- **Directive**
Below are records to transcribe exactly, without their pictures.

- **Records with drawing code**
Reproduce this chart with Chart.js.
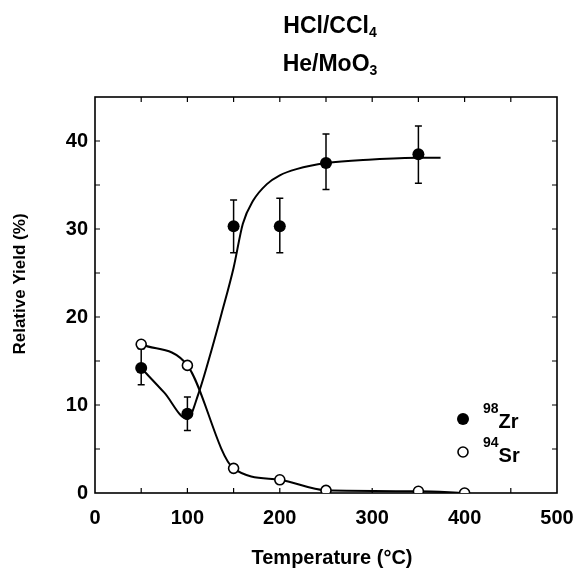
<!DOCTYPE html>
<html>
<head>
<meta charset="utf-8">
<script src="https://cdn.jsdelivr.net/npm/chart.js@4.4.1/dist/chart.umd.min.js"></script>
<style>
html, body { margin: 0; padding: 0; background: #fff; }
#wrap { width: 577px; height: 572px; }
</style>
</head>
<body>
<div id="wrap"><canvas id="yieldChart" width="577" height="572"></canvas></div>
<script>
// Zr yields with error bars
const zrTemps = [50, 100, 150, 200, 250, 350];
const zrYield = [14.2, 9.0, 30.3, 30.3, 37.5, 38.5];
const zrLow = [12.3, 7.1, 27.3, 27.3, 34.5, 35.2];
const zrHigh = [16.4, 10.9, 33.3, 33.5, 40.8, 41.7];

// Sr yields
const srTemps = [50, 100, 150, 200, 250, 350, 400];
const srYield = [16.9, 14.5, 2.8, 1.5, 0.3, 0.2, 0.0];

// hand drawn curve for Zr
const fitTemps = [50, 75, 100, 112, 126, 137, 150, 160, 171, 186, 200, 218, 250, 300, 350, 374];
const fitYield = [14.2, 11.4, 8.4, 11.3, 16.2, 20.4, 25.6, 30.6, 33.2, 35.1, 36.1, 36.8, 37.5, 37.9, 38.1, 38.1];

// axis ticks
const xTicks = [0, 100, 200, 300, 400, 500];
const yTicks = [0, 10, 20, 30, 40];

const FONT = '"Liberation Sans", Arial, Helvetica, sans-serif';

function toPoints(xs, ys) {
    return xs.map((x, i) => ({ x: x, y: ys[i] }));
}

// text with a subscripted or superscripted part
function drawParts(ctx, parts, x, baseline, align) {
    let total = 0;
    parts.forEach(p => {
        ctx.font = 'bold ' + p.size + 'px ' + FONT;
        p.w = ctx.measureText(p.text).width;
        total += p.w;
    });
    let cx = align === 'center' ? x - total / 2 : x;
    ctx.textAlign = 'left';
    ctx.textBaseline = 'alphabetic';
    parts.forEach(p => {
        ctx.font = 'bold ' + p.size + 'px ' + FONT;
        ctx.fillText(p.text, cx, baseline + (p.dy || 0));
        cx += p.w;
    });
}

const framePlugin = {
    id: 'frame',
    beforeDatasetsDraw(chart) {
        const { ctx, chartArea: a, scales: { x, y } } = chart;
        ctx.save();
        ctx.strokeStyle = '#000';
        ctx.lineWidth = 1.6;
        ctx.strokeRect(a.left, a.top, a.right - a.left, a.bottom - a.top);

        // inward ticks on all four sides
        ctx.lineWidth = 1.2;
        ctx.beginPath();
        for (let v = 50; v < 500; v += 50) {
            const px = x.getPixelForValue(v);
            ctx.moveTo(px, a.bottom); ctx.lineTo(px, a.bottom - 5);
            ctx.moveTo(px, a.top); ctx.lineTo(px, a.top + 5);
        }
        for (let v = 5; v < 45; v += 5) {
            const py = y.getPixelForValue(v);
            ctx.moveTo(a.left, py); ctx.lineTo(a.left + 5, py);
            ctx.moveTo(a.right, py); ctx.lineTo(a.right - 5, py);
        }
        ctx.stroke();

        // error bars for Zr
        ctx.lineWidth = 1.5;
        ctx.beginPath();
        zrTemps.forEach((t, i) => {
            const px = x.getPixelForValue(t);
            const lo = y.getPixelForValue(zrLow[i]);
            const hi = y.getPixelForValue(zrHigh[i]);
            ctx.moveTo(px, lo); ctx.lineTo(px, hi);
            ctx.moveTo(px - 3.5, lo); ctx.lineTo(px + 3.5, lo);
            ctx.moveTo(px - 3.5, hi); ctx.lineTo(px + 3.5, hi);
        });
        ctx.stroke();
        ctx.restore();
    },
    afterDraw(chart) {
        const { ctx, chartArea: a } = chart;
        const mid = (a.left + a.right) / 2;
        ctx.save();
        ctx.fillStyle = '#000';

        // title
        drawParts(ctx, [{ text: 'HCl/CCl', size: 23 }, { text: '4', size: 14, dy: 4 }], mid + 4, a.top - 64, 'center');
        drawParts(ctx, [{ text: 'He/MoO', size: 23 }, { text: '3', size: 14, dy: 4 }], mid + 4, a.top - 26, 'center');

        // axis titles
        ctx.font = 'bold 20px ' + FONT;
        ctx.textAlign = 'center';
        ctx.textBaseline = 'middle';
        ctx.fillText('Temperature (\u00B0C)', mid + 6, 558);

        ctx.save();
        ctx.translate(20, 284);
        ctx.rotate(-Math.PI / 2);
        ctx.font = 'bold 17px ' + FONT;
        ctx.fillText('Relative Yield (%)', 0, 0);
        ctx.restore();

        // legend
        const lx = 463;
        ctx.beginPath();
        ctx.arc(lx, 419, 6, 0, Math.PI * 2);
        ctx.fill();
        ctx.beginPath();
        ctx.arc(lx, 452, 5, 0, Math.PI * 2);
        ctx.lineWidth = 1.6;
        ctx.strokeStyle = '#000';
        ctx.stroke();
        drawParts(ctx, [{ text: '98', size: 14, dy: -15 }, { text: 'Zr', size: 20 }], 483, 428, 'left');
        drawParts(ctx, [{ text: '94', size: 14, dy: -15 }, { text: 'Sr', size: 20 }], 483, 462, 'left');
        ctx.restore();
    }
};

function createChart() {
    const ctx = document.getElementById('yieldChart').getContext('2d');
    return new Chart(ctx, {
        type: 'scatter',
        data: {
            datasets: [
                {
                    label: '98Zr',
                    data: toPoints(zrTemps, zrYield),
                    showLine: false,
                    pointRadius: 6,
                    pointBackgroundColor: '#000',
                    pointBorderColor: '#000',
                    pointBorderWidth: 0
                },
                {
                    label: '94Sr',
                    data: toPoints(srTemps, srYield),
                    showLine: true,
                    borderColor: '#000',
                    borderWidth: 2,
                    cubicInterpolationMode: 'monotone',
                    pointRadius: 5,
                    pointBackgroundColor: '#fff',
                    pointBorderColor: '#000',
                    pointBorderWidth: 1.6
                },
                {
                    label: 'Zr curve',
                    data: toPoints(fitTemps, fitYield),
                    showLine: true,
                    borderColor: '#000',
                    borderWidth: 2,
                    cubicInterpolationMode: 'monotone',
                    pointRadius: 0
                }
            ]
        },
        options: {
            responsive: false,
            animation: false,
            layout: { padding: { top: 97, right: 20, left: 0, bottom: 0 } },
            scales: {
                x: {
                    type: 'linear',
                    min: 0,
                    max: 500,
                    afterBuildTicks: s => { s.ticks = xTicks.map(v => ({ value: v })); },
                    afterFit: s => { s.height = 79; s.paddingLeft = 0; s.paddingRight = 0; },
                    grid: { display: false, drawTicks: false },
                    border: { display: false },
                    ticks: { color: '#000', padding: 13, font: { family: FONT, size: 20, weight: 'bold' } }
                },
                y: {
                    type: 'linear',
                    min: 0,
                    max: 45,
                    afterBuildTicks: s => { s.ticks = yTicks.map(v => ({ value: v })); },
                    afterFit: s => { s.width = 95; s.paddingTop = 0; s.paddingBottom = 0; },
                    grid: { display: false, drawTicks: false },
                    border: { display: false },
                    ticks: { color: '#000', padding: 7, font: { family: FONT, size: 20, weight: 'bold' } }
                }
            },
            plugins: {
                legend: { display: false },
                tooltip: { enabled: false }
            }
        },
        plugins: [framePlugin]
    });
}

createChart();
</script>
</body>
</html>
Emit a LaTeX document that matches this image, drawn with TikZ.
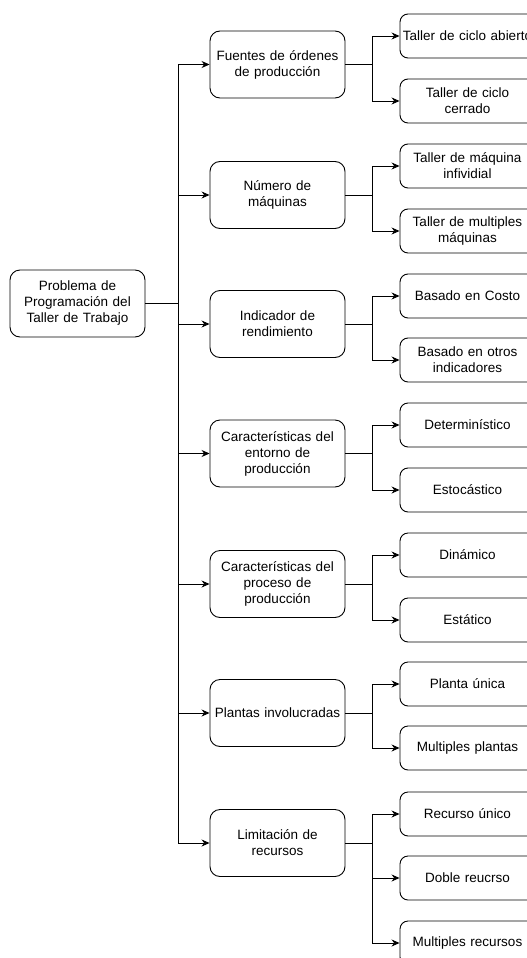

- **The answer**
Reproduce this chart with Chart.js.
<!DOCTYPE html>
<html>
<head>
<meta charset="utf-8">
<script src="https://cdn.jsdelivr.net/npm/chart.js@4.4.1/dist/chart.umd.min.js"></script>
<style>
html, body { margin: 0; padding: 0; background: #fff; }
#wrap { width: 577px; height: 572px; }
</style>
</head>
<body>
<div id="wrap"><canvas id="yieldChart" width="577" height="572"></canvas></div>
<script>
// Zr yields with error bars
const zrTemps = [50, 100, 150, 200, 250, 350];
const zrYield = [14.2, 9.0, 30.3, 30.3, 37.5, 38.5];
const zrLow = [12.3, 7.1, 27.3, 27.3, 34.5, 35.2];
const zrHigh = [16.4, 10.9, 33.3, 33.5, 40.8, 41.7];

// Sr yields
const srTemps = [50, 100, 150, 200, 250, 350, 400];
const srYield = [16.9, 14.5, 2.8, 1.5, 0.3, 0.2, 0.0];

// hand drawn curve for Zr
const fitTemps = [50, 75, 100, 112, 126, 137, 150, 160, 171, 186, 200, 218, 250, 300, 350, 374];
const fitYield = [14.2, 11.4, 8.4, 11.3, 16.2, 20.4, 25.6, 30.6, 33.2, 35.1, 36.1, 36.8, 37.5, 37.9, 38.1, 38.1];

// axis ticks
const xTicks = [0, 100, 200, 300, 400, 500];
const yTicks = [0, 10, 20, 30, 40];

const FONT = '"Liberation Sans", Arial, Helvetica, sans-serif';

function toPoints(xs, ys) {
    return xs.map((x, i) => ({ x: x, y: ys[i] }));
}

// text with a subscripted or superscripted part
function drawParts(ctx, parts, x, baseline, align) {
    let total = 0;
    parts.forEach(p => {
        ctx.font = 'bold ' + p.size + 'px ' + FONT;
        p.w = ctx.measureText(p.text).width;
        total += p.w;
    });
    let cx = align === 'center' ? x - total / 2 : x;
    ctx.textAlign = 'left';
    ctx.textBaseline = 'alphabetic';
    parts.forEach(p => {
        ctx.font = 'bold ' + p.size + 'px ' + FONT;
        ctx.fillText(p.text, cx, baseline + (p.dy || 0));
        cx += p.w;
    });
}

const framePlugin = {
    id: 'frame',
    beforeDatasetsDraw(chart) {
        const { ctx, chartArea: a, scales: { x, y } } = chart;
        ctx.save();
        ctx.strokeStyle = '#000';
        ctx.lineWidth = 1.6;
        ctx.strokeRect(a.left, a.top, a.right - a.left, a.bottom - a.top);

        // inward ticks on all four sides
        ctx.lineWidth = 1.2;
        ctx.beginPath();
        for (let v = 50; v < 500; v += 50) {
            const px = x.getPixelForValue(v);
            ctx.moveTo(px, a.bottom); ctx.lineTo(px, a.bottom - 5);
            ctx.moveTo(px, a.top); ctx.lineTo(px, a.top + 5);
        }
        for (let v = 5; v < 45; v += 5) {
            const py = y.getPixelForValue(v);
            ctx.moveTo(a.left, py); ctx.lineTo(a.left + 5, py);
            ctx.moveTo(a.right, py); ctx.lineTo(a.right - 5, py);
        }
        ctx.stroke();

        // error bars for Zr
        ctx.lineWidth = 1.5;
        ctx.beginPath();
        zrTemps.forEach((t, i) => {
            const px = x.getPixelForValue(t);
            const lo = y.getPixelForValue(zrLow[i]);
            const hi = y.getPixelForValue(zrHigh[i]);
            ctx.moveTo(px, lo); ctx.lineTo(px, hi);
            ctx.moveTo(px - 3.5, lo); ctx.lineTo(px + 3.5, lo);
            ctx.moveTo(px - 3.5, hi); ctx.lineTo(px + 3.5, hi);
        });
        ctx.stroke();
        ctx.restore();
    },
    afterDraw(chart) {
        const { ctx, chartArea: a } = chart;
        const mid = (a.left + a.right) / 2;
        ctx.save();
        ctx.fillStyle = '#000';

        // title
        drawParts(ctx, [{ text: 'HCl/CCl', size: 23 }, { text: '4', size: 14, dy: 4 }], mid + 4, a.top - 64, 'center');
        drawParts(ctx, [{ text: 'He/MoO', size: 23 }, { text: '3', size: 14, dy: 4 }], mid + 4, a.top - 26, 'center');

        // axis titles
        ctx.font = 'bold 20px ' + FONT;
        ctx.textAlign = 'center';
        ctx.textBaseline = 'middle';
        ctx.fillText('Temperature (\u00B0C)', mid + 6, 558);

        ctx.save();
        ctx.translate(20, 284);
        ctx.rotate(-Math.PI / 2);
        ctx.font = 'bold 17px ' + FONT;
        ctx.fillText('Relative Yield (%)', 0, 0);
        ctx.restore();

        // legend
        const lx = 463;
        ctx.beginPath();
        ctx.arc(lx, 419, 6, 0, Math.PI * 2);
        ctx.fill();
        ctx.beginPath();
        ctx.arc(lx, 452, 5, 0, Math.PI * 2);
        ctx.lineWidth = 1.6;
        ctx.strokeStyle = '#000';
        ctx.stroke();
        drawParts(ctx, [{ text: '98', size: 14, dy: -15 }, { text: 'Zr', size: 20 }], 483, 428, 'left');
        drawParts(ctx, [{ text: '94', size: 14, dy: -15 }, { text: 'Sr', size: 20 }], 483, 462, 'left');
        ctx.restore();
    }
};

function createChart() {
    const ctx = document.getElementById('yieldChart').getContext('2d');
    return new Chart(ctx, {
        type: 'scatter',
        data: {
            datasets: [
                {
                    label: '98Zr',
                    data: toPoints(zrTemps, zrYield),
                    showLine: false,
                    pointRadius: 6,
                    pointBackgroundColor: '#000',
                    pointBorderColor: '#000',
                    pointBorderWidth: 0
                },
                {
                    label: '94Sr',
                    data: toPoints(srTemps, srYield),
                    showLine: true,
                    borderColor: '#000',
                    borderWidth: 2,
                    cubicInterpolationMode: 'monotone',
                    pointRadius: 5,
                    pointBackgroundColor: '#fff',
                    pointBorderColor: '#000',
                    pointBorderWidth: 1.6
                },
                {
                    label: 'Zr curve',
                    data: toPoints(fitTemps, fitYield),
                    showLine: true,
                    borderColor: '#000',
                    borderWidth: 2,
                    cubicInterpolationMode: 'monotone',
                    pointRadius: 0
                }
            ]
        },
        options: {
            responsive: false,
            animation: false,
            layout: { padding: { top: 97, right: 20, left: 0, bottom: 0 } },
            scales: {
                x: {
                    type: 'linear',
                    min: 0,
                    max: 500,
                    afterBuildTicks: s => { s.ticks = xTicks.map(v => ({ value: v })); },
                    afterFit: s => { s.height = 79; s.paddingLeft = 0; s.paddingRight = 0; },
                    grid: { display: false, drawTicks: false },
                    border: { display: false },
                    ticks: { color: '#000', padding: 13, font: { family: FONT, size: 20, weight: 'bold' } }
                },
                y: {
                    type: 'linear',
                    min: 0,
                    max: 45,
                    afterBuildTicks: s => { s.ticks = yTicks.map(v => ({ value: v })); },
                    afterFit: s => { s.width = 95; s.paddingTop = 0; s.paddingBottom = 0; },
                    grid: { display: false, drawTicks: false },
                    border: { display: false },
                    ticks: { color: '#000', padding: 7, font: { family: FONT, size: 20, weight: 'bold' } }
                }
            },
            plugins: {
                legend: { display: false },
                tooltip: { enabled: false }
            }
        },
        plugins: [framePlugin]
    });
}

createChart();
</script>
</body>
</html>
Emit a LaTeX document that matches this image, drawn with TikZ.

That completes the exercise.